Book Review: Would You Kill The Fat Man?

Book Review: Would You Kill The Fat Man?

The most recent book that the SAS Book Club discussed was David Edmonds’ 2014 Would You Kill The Fat Man? The club discussed the book as always with a view of interpreting the work as to its relevance and importance as a read for the University of Phoenix generally and particularly in relationship to the School of Advanced Studies. This work was of particular interest as it reflects the works of philosophers in the area of practical ethics as this might be seen in career relevant advanced decision making related to government, education and industry.

Edmonds, who is a senior researcher at Oxford University's Uehiro Centre for Practical Ethics, undertakes a somewhat in depth exploration of Trolleyology which he coins as a euphemistic term to refer to the Trolley Problem in practical ethics which was originally formulated by British philosopher Philippa Foot.  Professor Foot who began teaching at Oxford University in 1947, presented the problem as an ethical dilemma thought experiment early in her career and set the stage for repeated presentations in both original and revised forms by dozens of others for over six decades since.
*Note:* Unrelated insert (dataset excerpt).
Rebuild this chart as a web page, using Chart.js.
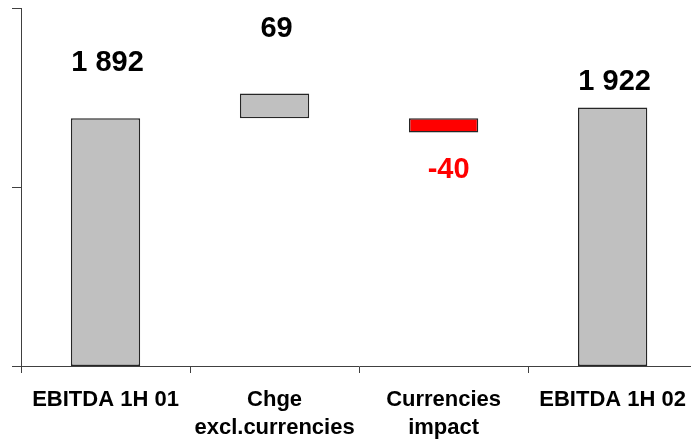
<!DOCTYPE html>
<html>
<head>
<meta charset="utf-8">
<script src="https://cdn.jsdelivr.net/npm/chart.js@4.4.1/dist/chart.umd.min.js"></script>
<style>
  html, body { margin: 0; padding: 0; background: #ffffff; overflow: hidden; }
  #wrap { width: 699px; height: 442px; }
</style>
</head>
<body>
<div id="wrap"><canvas id="chart"></canvas></div>
<script>
// EBITDA bridge, 1H 01 -> 1H 02
const categories = [
  'EBITDA 1H 01',
  ['Chge', 'excl.currencies'],
  ['Currencies', 'impact'],
  'EBITDA 1H 02'
];
const openingValue = 1892;
const changes = [69, -40];          // change excl. currencies, currencies impact
const closingValue = 1922;
const yTicks = [1200, 1700, 2200];

const axisMin = yTicks[0];
const axisMax = yTicks[yTicks.length - 1];

// floating ranges: totals rise from the axis floor, each change hangs off the opening value
const ranges = [
  [axisMin, openingValue],
  ...changes.map(c => c >= 0 ? [openingValue, openingValue + c] : [openingValue + c, openingValue]),
  [axisMin, closingValue]
];
const labelValues = [openingValue, ...changes, closingValue];

const isNegStep = (v, i) => i > 0 && i < labelValues.length - 1 && v < 0;
const barColors = labelValues.map((v, i) => isNegStep(v, i) ? '#ff0000' : '#c0c0c0');
const labelColors = labelValues.map((v, i) => isNegStep(v, i) ? '#ff0000' : '#000000');
// distance from the bar end to the label baseline (px)
const labelGap = [47, 57, 45, 18];

function fmt(v) {
  const s = Math.abs(v).toString().replace(/\B(?=(\d{3})+(?!\d))/g, ' ');
  return (v < 0 ? '-' : '') + s;
}

const valueLabels = {
  id: 'valueLabels',
  afterDatasetsDraw(chart) {
    const ctx = chart.ctx;
    const meta = chart.getDatasetMeta(0);
    ctx.save();
    ctx.font = 'bold 29px "Liberation Sans", Arial, sans-serif';
    ctx.textAlign = 'center';
    ctx.textBaseline = 'alphabetic';
    meta.data.forEach((bar, i) => {
      const v = labelValues[i];
      const top = Math.min(bar.y, bar.base);
      const bottom = Math.max(bar.y, bar.base);
      ctx.fillStyle = labelColors[i];
      if (v < 0) {
        ctx.fillText(fmt(v), bar.x + 5, bottom + labelGap[i]);
      } else {
        ctx.fillText(fmt(v), bar.x + 2, top - labelGap[i]);
      }
    });
    ctx.restore();
  }
};

new Chart(document.getElementById('chart'), {
  type: 'bar',
  data: {
    labels: categories,
    datasets: [{
      data: ranges,
      backgroundColor: barColors,
      borderColor: '#262626',
      borderWidth: 1.5,
      borderSkipped: false,
      barPercentage: 0.41,
      categoryPercentage: 1
    }]
  },
  options: {
    responsive: true,
    maintainAspectRatio: false,
    animation: false,
    devicePixelRatio: 1,
    layout: { padding: { top: 8, right: 0, left: 0, bottom: 0 } },
    plugins: {
      legend: { display: false },
      tooltip: { enabled: false }
    },
    scales: {
      x: {
        grid: {
          display: true,
          offset: true,
          drawOnChartArea: false,
          drawTicks: true,
          tickLength: 7,
          color: '#404040',
          tickColor: '#404040'
        },
        border: { display: true, color: '#404040', width: 1 },
        ticks: {
          color: '#000000',
          font: { family: '"Liberation Sans", Arial, sans-serif', size: 22, weight: 'bold', lineHeight: 1.27 },
          padding: 13,
          maxRotation: 0,
          autoSkip: false
        },
        afterFit(scale) { scale.height = 76; }
      },
      y: {
        min: axisMin,
        max: axisMax,
        afterBuildTicks(scale) { scale.ticks = yTicks.map(v => ({ value: v })); },
        grid: {
          display: true,
          drawOnChartArea: false,
          drawTicks: true,
          tickLength: 9,
          color: '#404040',
          tickColor: '#404040'
        },
        border: { display: true, color: '#404040', width: 1 },
        ticks: { display: false },
        afterFit(scale) { scale.width = 21; }
      }
    }
  },
  plugins: [valueLabels]
});
</script>
</body>
</html>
In essence, the trolley based ethical dilemma is presented in scenario form where someone standing on a bridge above, observes a trolley running out of control toward four men tied to the tracks below. He also sees a fellow of sufficient weight standing on the bridge next to him that if pushed from the bridge onto the tracks, would serve to stop the trolley and save the four individuals in harm’s way. The original reference to the fat man had no intended reference other than to present the individual as sufficient in size to stop the trolley that would otherwise crush the four slimmer fellows.  This however has become more of an issue in moral perceptions over the decades to follow.

David Edmonds uses various representations of the Trolley Problem interspersed among realistic scenarios of historical significance to include Winston Churchill’s decision to use intentional misinformation to confuse Nazi bombers during World War II and redirect bombings to the outskirts of London and also President Harry Truman’s decision to drop the Atomic Bombs on Japan. The analyses of these practical dilemmas in ethical decision making rely heavily upon the ideas of utilitarian philosophy pertaining to the greater good. Edmonds’ coverage of utilitarianism as a distinct philosophy seems very well done. Even the historical and biographical digressions that characterize individuals such as Jeremy Bentham, John Stuart Mill and Bertrand Russell among others contribute to the engaging nature of the book.

Less engaging however are David Edmonds’ attempt to transition from more traditional foundations of British and European philosophy into the realm of neurocognitive and psychological research that has some relevance to the dilemmas of practical ethics and moral reasoning. What he presents seems preliminary at best.  Noting some psychology experiments conducted that roughly related to the Trolley Problem, he then concentrates somewhat on the neurocognitive theories of Harvard psychologist and neuroscientist Joshua Greene. However, Edmonds conspicuously excludes any reference to the paradigm of moral and ethical development that also has a rich research history at Harvard. That thread of history dates back to the contributions of Lawrence Kohlberg (1981, 1982) who holds some distinction for his widely acknowledged theory of moral development.

Philosophers and their thought experiments typically have referred to the generic mind when pursuing issues in ethical reasoning and decisions. This is however highly subject to challenge from a developmental perspective.  Would the actor at 18 years old observing the Trolley, four people in danger and the utility of the fat man choose to push him?  Would that same actor at 58 years of age make the same decision?  From a developmental and lifespan psychology perspective, the dynamic changes based on growth, aging and life circumstances all become critical variables relevant to the choices made.

All that being said, David Edmonds has yet authored an engaging book that is stimulating to critical thought. His exploration of the issues from the practical ethics perspective provides a strong stimulus to consider ethical dilemmas that go from thought experiments to actual scenarios one may encounter in the course of life and career. It requires one to go a bit deeper into the reality and foundation of what we might consider and decide under various circumstances. Such critical thought has strong relevance to advanced study and Edmonds presents it in a somewhat engaging and delightful manner.

Authored by: Robert Olding, Ph.D.

Dean of Assessment

School of Advanced Studies 

References

Edmonds, David (2014). Would you kill the fat man?: The trolley problem and what your answer tells us about right and wrong. The Princeton University Press, Princeton, New Jersey.

Kohlberg, Lawrence (1981). Essays on Moral Development, Vol. I: The Philosophy of Moral Development. San Francisco, CA: Harper & Row. ISBN 0-06-064760-4.

Kohlberg, L. (1982), "Moral development," in J.M. Broughton & D.J. Freeman-Moir (Eds.), The Cognitive Developmental Psychology of James Mark Baldwin: Current Theory and Research in Genetic Epistemology, Norwood, NJ: Ablex Publishing Corp.